Best Paper Award - Pervasive Health 2018

Date:
Publish on 22/01/2020
Alexandra König (Stars Team) received a "Best paper award" for her paper "Telephone-based Dementia Screening I: Automated Semantic Verbal Fluency Assessment" à la conférence "Pervasive Health" in New York (United States).

Could you tell us a few words about the conference?

The overall goal of the Pervasive Health Conference is to take a multidisciplinary approach to Pervasive Healthcare Technology research and development. This conference aims to gather technology experts, practitioners, industry and international authorities contributing towards the assessment, development and deployment of pervasive medical based technologies, standards and procedures. This includes domains such as Sensing/Actuating Technologies and Pervasive Computing, Medicine, Nursing, and Allied Health Professions, Human-Computer Interaction (HCI) and Computer Supported Cooperative Work (CSCW) and Hardware and Software Infrastructures. The acceptance rate was this year at around 20%.

What research project is this paper part of? 

It is coming from and EIT (European Institute of Innovation and Technology) Digital Innovation Activity entitled ‘ELEMENT’. The Digital Wellbeing Action Line leverages digital technologies to stay healthy (prevention and early detection) or cope with an existing chronic condition. ELEMENT stands for Early detection of cognitive disorders on the basis of speech analysis  for which the project is developing an app that enables neuropsychological assessment for cognitive decline, such as dementia. As it is based on speech analysis in non-clinical settings, it results in faster and earlier diagnosis and intervention. For this paper, we examined the technologic feasibility of automatically assessing a neuropsychological test via a telephone-based solution. We investigate its suitability for inclusion into an automated dementia frontline screening and global risk assessment, based on concise telephone-sampled speech, ASR and machine learning classification with encouraging results. 

 

What are the current or future collaborations within the framework of this project? 

This project represents a strong collaboration between INRIA Sophia Antipolis, the German Research Center on Artificial Intelligence in Saarbruecken and the Cobtek Lab and Memory Clinic in Nice allowing currently a continuous stream of speech data collection and analysis for the further improvement of our detection results. 

If the project has an end, could there be follow-up? if so, in what form?

We hope to continue our ongoing work on speech analysis and apply it also to other populations and symptoms such as stress, pain, and anxiety for which we received already several requests from potential future partners such as pharmaceutical companies and clinical research . We are at the moment submitting proposals for future research projects together with these partners and at the same time since we founded a start up during this project, interested partners can purchase basically the services and analysis which will be another avenue for us to pursue. 

What about you?

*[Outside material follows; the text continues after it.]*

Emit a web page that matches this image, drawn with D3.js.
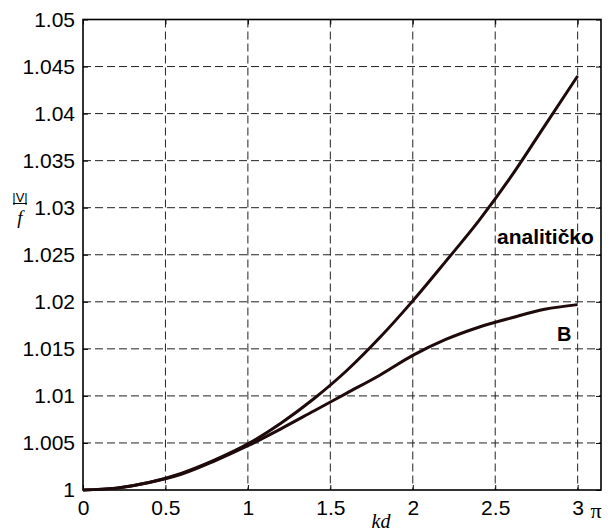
<!DOCTYPE html>
<html><head><meta charset="utf-8">
<script src="https://cdn.jsdelivr.net/npm/d3@7"></script>
<style>html,body{margin:0;padding:0;background:#fff;}svg{display:block;}</style>
</head><body>
<svg id="c" width="610" height="531"></svg>
<script>
const kd = [0, 0.2, 0.4, 0.6, 0.8, 1.0, 1.2, 1.4, 1.6, 1.8, 2.0, 2.2, 2.4, 2.6, 2.8, 3.0];
const analiticko = [1.0000, 1.0002, 1.0008, 1.0018, 1.0032, 1.0049, 1.0071, 1.0097, 1.0127, 1.0162, 1.0201, 1.0243, 1.0286, 1.0334, 1.0387, 1.0440];
const seriesB = [1.0000, 1.0002, 1.0008, 1.0017, 1.0031, 1.0047, 1.0065, 1.0084, 1.0103, 1.0122, 1.0143, 1.0160, 1.0173, 1.0183, 1.0192, 1.0197];
const xTicks = [0, 0.5, 1, 1.5, 2, 2.5, 3];
const xTickLabels = ["0", "0.5", "1", "1.5", "2", "2.5", "3"];
const yTicks = [1, 1.005, 1.01, 1.015, 1.02, 1.025, 1.03, 1.035, 1.04, 1.045, 1.05];
const yTickLabels = ["1", "1.005", "1.01", "1.015", "1.02", "1.025", "1.03", "1.035", "1.04", "1.045", "1.05"];
const seriesLabels = ["analitičko", "B"];

const svg = d3.select("#c");
const L = 83, R = 601, T = 19.5, B = 490;
const x = d3.scaleLinear().domain([0, Math.PI]).range([L, R]);
const y = d3.scaleLinear().domain([1, 1.05]).range([B, T]);
const font = "'Liberation Sans', Arial, sans-serif";

// grid
const g = svg.append("g");
g.selectAll(".vg").data(xTicks.filter(d => d > 0)).enter().append("line")
  .attr("x1", d => x(d)).attr("x2", d => x(d)).attr("y1", T).attr("y2", B)
  .attr("stroke", "#222").attr("stroke-width", 1).attr("stroke-dasharray", "8,4");
g.selectAll(".hg").data(yTicks.filter(d => d > 1 && d < 1.05)).enter().append("line")
  .attr("x1", L).attr("x2", R).attr("y1", d => y(d)).attr("y2", d => y(d))
  .attr("stroke", "#222").attr("stroke-width", 1).attr("stroke-dasharray", "8,4");

// axes with inward ticks
const xAxB = d3.axisBottom(x).tickValues(xTicks).tickSizeInner(-5).tickSizeOuter(0).tickFormat((d,i) => xTickLabels[i]).tickPadding(10);
const xAxT = d3.axisTop(x).tickValues(xTicks).tickSizeInner(-5).tickSizeOuter(0).tickFormat("");
const yAxL = d3.axisLeft(y).tickValues(yTicks).tickSizeInner(-5).tickSizeOuter(0).tickFormat((d,i) => yTickLabels[i]).tickPadding(8);
const yAxR = d3.axisRight(y).tickValues(yTicks).tickSizeInner(-5).tickSizeOuter(0).tickFormat("");
function styleAx(sel){
  sel.select(".domain").remove();
  sel.selectAll(".tick line").attr("stroke", "#000").attr("stroke-width", 1);
  sel.selectAll(".tick text").attr("fill", "#000").style("font-family", font).style("font-size", "21px");
}
svg.append("g").attr("transform", `translate(0,${B})`).call(xAxB).call(styleAx);
svg.append("g").attr("transform", `translate(0,${T})`).call(xAxT).call(styleAx);
svg.append("g").attr("transform", `translate(${L},0)`).call(yAxL).call(styleAx);
svg.append("g").attr("transform", `translate(${R},0)`).call(yAxR).call(styleAx);

// box
svg.append("rect").attr("x", L).attr("y", T).attr("width", R - L).attr("height", B - T)
  .attr("fill", "none").attr("stroke", "#000").attr("stroke-width", 1.6);

// pi label
svg.append("text").attr("x", x(Math.PI) - 5).attr("y", 518).attr("text-anchor", "middle")
  .style("font-family", "'Liberation Serif', 'Times New Roman', serif").style("font-size", "22px").text("π");

// curves
const line = d3.line().x((d, i) => x(kd[i])).y(d => y(d)).curve(d3.curveMonotoneX);
[analiticko, seriesB].forEach(s => {
  svg.append("path").datum(s).attr("d", line).attr("fill", "none")
    .attr("stroke", "#1e0a0a").attr("stroke-width", 3).attr("stroke-linejoin", "round");
});

// labels
svg.append("text").attr("x", 497).attr("y", 244).style("font-family", font).style("font-size", "21px")
  .style("font-weight", "bold").text(seriesLabels[0]);
svg.append("text").attr("x", 557).attr("y", 341).style("font-family", font).style("font-size", "20px")
  .style("font-weight", "bold").text(seriesLabels[1]);

// y label: |V| / f
svg.append("text").attr("x", 20).attr("y", 202).attr("text-anchor", "middle").style("font-family", font)
  .style("font-size", "13px").text("|V|");
svg.append("line").attr("x1", 13).attr("x2", 27).attr("y1", 203.5).attr("y2", 203.5).attr("stroke", "#000").attr("stroke-width", 1);
svg.append("text").attr("x", 20).attr("y", 224).attr("text-anchor", "middle")
  .style("font-family", "'Liberation Serif', 'Times New Roman', serif").style("font-style", "italic").style("font-size", "19px").text("f");

// x label
svg.append("text").attr("x", 381).attr("y", 528).attr("text-anchor", "middle")
  .style("font-family", "'Liberation Serif', 'Times New Roman', serif").style("font-style", "italic").style("font-size", "20px").text("kd");
</script>
</body></html>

What is your background?  

 

I studied first psychology at the University of Montréal in Canada, and then moved back to Europe to undergo a Master programme in Neuropsychology at Maastricht University in the Netherlands followed there by a PhD for which I started working in parallel at the Memory Clinic and Alzheimer Research Center (CMRR) and the Cobtek (Cognition-Behaviour-Technology) Lab in Nice, France within the framework of the European FP7 project Dem@care. My thesis was on the use of ICT for the assessment of Alzheimer’s disease. After this, I went for a postdoctoral fellowship back to Canada, where I worked mainly in Toronto, at the Intelligent Assistive Technology and Systems Lab, focusing more on how to improve the adoption of assistive technologies in elderly people and namely dementia patients. 

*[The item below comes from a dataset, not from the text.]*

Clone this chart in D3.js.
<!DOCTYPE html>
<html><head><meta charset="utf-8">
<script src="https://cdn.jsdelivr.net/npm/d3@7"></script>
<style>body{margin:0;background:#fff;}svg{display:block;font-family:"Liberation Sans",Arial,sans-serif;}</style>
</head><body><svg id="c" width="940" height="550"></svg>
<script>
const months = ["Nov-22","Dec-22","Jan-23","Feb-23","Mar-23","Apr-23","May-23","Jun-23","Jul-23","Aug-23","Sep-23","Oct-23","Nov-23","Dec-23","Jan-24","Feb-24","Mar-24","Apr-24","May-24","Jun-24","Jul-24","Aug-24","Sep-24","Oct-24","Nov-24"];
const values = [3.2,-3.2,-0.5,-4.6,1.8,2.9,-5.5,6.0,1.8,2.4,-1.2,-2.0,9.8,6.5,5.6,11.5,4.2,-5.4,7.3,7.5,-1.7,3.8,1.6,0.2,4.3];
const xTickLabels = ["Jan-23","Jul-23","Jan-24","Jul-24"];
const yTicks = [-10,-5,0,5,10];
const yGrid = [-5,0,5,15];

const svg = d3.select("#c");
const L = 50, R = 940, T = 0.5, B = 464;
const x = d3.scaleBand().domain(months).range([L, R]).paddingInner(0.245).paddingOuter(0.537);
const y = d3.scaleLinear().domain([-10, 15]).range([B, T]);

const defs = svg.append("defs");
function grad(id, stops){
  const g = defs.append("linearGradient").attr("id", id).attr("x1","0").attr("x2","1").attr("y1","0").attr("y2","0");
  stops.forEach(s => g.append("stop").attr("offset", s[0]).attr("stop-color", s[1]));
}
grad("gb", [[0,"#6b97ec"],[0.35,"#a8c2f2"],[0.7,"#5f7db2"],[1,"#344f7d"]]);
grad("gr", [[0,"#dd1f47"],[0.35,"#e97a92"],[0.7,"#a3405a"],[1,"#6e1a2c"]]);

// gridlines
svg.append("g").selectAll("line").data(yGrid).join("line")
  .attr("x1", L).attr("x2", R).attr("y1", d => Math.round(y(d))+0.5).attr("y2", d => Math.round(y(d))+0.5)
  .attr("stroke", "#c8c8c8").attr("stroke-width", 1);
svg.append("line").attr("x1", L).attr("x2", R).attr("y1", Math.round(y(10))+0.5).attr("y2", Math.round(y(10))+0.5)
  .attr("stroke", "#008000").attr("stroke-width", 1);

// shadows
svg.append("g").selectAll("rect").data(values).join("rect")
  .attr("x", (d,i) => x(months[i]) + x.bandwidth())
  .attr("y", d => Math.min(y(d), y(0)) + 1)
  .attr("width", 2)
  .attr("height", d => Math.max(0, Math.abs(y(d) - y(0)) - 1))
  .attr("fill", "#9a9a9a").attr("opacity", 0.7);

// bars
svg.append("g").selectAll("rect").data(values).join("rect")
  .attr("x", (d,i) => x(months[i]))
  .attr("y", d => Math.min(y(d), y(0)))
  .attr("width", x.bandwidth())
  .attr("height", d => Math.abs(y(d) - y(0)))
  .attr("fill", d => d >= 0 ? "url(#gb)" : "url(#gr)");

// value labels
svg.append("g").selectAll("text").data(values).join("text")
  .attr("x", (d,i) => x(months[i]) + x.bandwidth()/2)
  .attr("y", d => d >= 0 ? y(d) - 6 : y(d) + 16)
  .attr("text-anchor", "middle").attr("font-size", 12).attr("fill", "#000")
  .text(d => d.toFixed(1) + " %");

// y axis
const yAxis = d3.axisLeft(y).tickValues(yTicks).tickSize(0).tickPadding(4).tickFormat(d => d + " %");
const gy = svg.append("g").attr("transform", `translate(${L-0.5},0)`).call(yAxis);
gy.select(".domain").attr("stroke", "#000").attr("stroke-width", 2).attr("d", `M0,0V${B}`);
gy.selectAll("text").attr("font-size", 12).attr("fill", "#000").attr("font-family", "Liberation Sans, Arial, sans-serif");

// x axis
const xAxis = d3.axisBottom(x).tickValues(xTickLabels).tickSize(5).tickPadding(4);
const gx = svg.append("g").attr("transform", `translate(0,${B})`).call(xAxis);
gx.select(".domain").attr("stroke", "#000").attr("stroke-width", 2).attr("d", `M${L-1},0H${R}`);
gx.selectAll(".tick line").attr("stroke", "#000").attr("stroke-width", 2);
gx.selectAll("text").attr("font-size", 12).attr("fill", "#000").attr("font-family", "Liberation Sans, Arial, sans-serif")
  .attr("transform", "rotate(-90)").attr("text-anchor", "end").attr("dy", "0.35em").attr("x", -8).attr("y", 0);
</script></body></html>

How did you get to Inria? 

Since 2017, I am back in Nice again working now more focused on the use of speech analysis for detection and monitoring of cognitive decline in close collaboration with a computer linguistic team at the German Research center for artificial intelligence within a EIT (European Institute of Innovation and Technology) funded project called ‘ELEMENT’ and for which I was hired by INRIA. The Cobtek Lab consists of a research group of clinical (different hospitals in Nice) and technical researchers from INRIA, and for a few years now we are working closely hand in hand on project in the health technology field.  

What are your future projects?  

We founded a start-up called ki elements in order to commercialize the software for automatic speech analysis and detection of cognitive impairment. The telephone based screening scenario described in our paper attracted a few pharmaceutical companies already which are interested in testing out the solution for potential early screening and remote monitoring of people for clinical trials. Furthermore, we are applying for further projects with clinical partners all over Europe to be able to develop our application in several languages (already French, English, German available) and extent our data collection to improve detection accuracies.